◆ **Records with drawing code**:
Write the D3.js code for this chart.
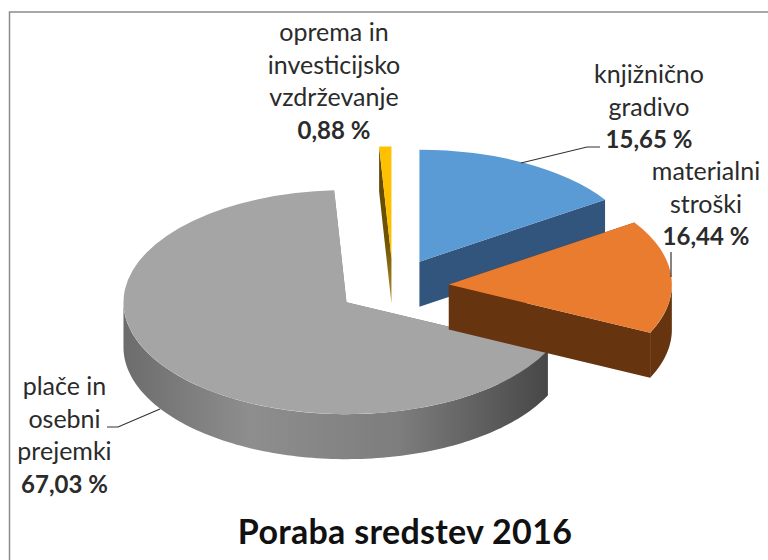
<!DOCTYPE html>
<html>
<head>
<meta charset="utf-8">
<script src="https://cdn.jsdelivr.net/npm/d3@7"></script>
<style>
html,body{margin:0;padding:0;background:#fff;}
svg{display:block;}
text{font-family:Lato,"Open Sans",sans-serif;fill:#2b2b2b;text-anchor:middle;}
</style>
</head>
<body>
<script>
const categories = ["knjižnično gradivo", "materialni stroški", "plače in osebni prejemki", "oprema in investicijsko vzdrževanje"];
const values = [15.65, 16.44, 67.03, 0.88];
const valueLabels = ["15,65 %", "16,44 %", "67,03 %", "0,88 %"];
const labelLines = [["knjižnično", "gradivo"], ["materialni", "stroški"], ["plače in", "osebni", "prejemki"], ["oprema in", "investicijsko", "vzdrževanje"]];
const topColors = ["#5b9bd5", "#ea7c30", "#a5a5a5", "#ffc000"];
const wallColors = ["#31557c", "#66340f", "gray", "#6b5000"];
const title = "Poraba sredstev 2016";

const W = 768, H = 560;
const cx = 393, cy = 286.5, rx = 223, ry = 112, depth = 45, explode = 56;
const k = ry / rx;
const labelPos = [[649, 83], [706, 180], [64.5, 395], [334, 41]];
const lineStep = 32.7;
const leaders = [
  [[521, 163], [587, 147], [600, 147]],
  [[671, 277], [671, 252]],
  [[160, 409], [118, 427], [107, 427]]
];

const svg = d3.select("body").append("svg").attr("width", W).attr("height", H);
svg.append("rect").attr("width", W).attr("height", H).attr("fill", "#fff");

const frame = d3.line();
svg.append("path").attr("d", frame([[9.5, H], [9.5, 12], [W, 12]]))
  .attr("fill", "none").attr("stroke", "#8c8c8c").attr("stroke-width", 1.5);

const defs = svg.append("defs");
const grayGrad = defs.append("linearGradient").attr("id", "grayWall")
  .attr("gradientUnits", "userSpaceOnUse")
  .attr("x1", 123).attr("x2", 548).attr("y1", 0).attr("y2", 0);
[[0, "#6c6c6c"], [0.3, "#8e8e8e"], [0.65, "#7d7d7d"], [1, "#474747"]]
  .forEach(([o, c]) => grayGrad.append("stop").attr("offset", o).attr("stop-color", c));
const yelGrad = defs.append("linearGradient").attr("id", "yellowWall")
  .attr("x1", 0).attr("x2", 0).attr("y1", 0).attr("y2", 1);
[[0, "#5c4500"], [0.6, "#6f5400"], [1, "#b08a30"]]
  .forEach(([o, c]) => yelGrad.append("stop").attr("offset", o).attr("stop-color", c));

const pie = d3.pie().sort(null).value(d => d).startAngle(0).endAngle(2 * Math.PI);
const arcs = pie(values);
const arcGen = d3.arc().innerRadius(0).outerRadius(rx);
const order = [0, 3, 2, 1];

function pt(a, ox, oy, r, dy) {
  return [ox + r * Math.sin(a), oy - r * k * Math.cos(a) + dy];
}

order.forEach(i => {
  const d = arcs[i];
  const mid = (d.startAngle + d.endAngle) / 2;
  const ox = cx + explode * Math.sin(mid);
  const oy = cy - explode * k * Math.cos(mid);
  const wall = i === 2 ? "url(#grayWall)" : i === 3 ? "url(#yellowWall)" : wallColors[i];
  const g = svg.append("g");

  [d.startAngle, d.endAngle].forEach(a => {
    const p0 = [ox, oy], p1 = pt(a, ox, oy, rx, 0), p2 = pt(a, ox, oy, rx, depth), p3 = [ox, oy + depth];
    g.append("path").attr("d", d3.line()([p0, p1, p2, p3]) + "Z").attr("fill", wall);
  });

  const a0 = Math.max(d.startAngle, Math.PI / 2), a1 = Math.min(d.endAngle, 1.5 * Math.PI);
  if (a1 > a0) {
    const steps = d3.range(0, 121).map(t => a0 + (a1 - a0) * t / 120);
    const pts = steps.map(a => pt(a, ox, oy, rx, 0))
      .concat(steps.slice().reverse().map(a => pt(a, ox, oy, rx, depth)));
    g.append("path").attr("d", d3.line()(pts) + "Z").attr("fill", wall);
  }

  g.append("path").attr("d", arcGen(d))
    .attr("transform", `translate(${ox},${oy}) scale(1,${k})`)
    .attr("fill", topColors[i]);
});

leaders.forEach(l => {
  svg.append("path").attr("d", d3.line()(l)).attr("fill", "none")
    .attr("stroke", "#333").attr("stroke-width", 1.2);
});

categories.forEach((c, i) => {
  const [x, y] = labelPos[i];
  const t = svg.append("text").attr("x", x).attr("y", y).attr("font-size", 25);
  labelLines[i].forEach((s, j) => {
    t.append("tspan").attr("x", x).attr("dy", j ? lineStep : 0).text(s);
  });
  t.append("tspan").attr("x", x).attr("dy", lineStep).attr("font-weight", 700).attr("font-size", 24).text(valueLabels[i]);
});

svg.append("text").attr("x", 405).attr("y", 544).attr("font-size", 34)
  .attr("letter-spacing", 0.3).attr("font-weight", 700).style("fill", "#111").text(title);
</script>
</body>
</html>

---

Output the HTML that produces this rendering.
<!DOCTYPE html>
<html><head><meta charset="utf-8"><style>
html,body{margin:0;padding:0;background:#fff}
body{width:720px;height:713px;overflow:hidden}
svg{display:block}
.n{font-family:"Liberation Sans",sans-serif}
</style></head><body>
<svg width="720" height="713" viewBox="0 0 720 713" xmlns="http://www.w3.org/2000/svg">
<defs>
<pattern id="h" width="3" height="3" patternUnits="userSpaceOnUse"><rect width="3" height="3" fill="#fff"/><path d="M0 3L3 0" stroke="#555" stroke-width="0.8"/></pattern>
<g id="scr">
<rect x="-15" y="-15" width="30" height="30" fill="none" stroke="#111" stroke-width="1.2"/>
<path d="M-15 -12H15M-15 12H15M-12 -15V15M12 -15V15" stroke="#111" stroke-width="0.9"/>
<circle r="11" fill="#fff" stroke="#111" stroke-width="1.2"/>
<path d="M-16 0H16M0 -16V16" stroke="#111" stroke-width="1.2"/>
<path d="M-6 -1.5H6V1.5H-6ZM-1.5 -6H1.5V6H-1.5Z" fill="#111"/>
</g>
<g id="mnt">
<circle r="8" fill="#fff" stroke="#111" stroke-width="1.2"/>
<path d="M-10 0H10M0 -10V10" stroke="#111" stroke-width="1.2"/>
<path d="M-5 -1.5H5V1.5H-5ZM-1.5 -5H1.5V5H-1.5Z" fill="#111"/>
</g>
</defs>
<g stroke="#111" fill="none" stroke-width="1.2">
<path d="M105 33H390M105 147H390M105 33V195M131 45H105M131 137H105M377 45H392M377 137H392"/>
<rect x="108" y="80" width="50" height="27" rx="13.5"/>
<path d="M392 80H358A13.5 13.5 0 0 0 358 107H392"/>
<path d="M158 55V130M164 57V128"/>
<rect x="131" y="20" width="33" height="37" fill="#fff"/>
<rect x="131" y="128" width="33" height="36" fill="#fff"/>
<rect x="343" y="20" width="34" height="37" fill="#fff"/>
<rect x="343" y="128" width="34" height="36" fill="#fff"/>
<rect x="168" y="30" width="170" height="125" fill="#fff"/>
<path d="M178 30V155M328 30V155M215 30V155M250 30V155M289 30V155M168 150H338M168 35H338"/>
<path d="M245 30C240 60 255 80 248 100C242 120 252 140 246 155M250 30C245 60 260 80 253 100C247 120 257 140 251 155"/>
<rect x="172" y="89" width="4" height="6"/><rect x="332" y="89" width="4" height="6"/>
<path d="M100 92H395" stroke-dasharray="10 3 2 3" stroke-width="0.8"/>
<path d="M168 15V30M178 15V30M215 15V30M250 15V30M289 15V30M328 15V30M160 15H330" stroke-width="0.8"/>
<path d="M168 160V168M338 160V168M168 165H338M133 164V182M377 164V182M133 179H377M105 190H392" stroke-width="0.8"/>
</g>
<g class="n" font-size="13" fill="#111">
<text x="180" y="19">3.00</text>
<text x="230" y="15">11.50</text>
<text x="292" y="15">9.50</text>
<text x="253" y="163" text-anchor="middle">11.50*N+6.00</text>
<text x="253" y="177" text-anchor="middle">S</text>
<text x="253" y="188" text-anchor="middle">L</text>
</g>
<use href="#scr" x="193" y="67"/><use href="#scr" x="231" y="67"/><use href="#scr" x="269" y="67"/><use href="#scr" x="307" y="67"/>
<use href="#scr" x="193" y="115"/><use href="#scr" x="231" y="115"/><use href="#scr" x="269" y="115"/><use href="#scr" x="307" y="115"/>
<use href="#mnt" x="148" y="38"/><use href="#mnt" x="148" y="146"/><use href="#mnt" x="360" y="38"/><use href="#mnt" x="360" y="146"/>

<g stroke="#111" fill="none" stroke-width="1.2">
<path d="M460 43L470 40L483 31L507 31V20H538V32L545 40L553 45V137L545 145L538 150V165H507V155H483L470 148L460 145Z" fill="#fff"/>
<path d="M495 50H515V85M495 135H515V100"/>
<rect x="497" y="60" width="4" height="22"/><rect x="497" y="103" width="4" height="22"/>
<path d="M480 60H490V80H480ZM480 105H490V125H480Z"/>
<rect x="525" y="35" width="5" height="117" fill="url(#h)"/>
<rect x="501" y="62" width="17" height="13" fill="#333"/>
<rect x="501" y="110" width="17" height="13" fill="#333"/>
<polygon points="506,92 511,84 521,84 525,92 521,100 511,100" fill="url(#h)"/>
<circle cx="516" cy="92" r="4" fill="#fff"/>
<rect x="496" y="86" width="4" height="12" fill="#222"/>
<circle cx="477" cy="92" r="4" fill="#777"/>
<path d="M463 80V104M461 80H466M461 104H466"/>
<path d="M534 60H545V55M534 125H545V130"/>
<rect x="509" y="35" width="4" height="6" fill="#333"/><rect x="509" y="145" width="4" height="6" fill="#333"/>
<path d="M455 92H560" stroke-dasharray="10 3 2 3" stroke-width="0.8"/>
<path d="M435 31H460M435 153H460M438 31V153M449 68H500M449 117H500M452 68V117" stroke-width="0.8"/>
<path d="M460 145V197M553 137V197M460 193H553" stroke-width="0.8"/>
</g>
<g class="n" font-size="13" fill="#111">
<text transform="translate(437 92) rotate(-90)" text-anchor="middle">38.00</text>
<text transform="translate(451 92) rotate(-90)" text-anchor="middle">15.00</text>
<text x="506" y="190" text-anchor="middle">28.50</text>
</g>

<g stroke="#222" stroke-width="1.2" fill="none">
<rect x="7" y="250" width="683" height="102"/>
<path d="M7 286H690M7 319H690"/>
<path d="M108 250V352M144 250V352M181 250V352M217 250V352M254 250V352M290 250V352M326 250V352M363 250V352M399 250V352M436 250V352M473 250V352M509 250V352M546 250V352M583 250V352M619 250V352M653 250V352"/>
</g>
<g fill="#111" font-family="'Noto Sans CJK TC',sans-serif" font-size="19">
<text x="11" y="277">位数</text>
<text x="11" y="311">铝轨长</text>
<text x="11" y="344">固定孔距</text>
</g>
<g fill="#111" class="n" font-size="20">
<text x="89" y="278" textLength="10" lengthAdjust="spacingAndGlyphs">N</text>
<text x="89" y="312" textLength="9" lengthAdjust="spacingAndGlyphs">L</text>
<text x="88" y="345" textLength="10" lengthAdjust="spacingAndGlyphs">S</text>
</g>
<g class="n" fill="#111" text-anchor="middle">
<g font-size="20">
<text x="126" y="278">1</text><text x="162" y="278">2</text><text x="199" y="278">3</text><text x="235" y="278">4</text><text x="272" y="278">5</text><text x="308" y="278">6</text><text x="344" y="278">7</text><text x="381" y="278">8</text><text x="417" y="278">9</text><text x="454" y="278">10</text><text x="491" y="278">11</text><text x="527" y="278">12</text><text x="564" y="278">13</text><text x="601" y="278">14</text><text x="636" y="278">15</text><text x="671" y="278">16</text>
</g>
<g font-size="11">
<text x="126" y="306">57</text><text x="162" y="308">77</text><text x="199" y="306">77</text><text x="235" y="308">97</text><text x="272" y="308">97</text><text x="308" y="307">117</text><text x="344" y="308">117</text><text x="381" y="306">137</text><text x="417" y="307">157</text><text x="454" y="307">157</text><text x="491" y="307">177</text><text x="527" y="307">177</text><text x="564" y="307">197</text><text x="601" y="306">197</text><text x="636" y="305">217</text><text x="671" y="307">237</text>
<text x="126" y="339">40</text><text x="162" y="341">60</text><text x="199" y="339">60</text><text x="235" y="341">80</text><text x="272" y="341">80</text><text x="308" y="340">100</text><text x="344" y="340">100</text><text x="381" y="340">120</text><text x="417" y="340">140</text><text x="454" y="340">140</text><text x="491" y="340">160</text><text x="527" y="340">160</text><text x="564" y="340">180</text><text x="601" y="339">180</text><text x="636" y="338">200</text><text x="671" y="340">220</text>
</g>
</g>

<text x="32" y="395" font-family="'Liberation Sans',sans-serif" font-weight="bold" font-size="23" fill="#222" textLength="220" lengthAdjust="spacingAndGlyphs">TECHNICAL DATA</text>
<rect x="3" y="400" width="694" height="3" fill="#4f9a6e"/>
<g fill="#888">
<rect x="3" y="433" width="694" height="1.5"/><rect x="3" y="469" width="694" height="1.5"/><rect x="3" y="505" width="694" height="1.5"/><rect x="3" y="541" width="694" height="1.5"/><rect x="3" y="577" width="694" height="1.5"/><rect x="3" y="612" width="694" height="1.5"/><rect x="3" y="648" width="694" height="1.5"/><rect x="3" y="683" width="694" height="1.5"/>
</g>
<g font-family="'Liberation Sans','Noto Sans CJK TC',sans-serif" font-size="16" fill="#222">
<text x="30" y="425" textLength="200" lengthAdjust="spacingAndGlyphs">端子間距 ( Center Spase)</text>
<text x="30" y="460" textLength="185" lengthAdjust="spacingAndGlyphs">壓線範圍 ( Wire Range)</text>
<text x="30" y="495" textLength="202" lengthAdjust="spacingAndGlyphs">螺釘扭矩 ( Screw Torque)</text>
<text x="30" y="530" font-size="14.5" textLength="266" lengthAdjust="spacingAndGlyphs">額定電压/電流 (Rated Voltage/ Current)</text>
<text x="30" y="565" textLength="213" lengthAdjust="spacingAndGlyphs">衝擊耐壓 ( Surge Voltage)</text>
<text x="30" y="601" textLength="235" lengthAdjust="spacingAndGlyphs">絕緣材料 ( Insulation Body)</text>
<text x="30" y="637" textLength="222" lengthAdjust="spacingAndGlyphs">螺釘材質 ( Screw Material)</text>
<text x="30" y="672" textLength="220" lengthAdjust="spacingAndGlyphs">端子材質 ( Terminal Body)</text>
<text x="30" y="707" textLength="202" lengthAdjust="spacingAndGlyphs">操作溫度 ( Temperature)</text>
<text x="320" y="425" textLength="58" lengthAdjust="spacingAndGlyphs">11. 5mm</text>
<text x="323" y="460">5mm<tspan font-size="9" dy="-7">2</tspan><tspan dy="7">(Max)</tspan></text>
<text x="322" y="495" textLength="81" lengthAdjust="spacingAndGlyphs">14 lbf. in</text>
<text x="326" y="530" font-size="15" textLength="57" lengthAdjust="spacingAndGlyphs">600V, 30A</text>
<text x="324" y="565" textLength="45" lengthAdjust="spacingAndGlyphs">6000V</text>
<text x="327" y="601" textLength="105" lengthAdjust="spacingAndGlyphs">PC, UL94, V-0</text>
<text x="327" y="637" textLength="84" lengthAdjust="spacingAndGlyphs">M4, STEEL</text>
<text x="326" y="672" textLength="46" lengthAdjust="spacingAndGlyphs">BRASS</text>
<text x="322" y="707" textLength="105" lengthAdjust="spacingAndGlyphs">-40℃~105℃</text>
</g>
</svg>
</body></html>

◆ **Objective**: Tell how many lines include "this". The number is the whole answer.

◆ **Result of the exercise**: 2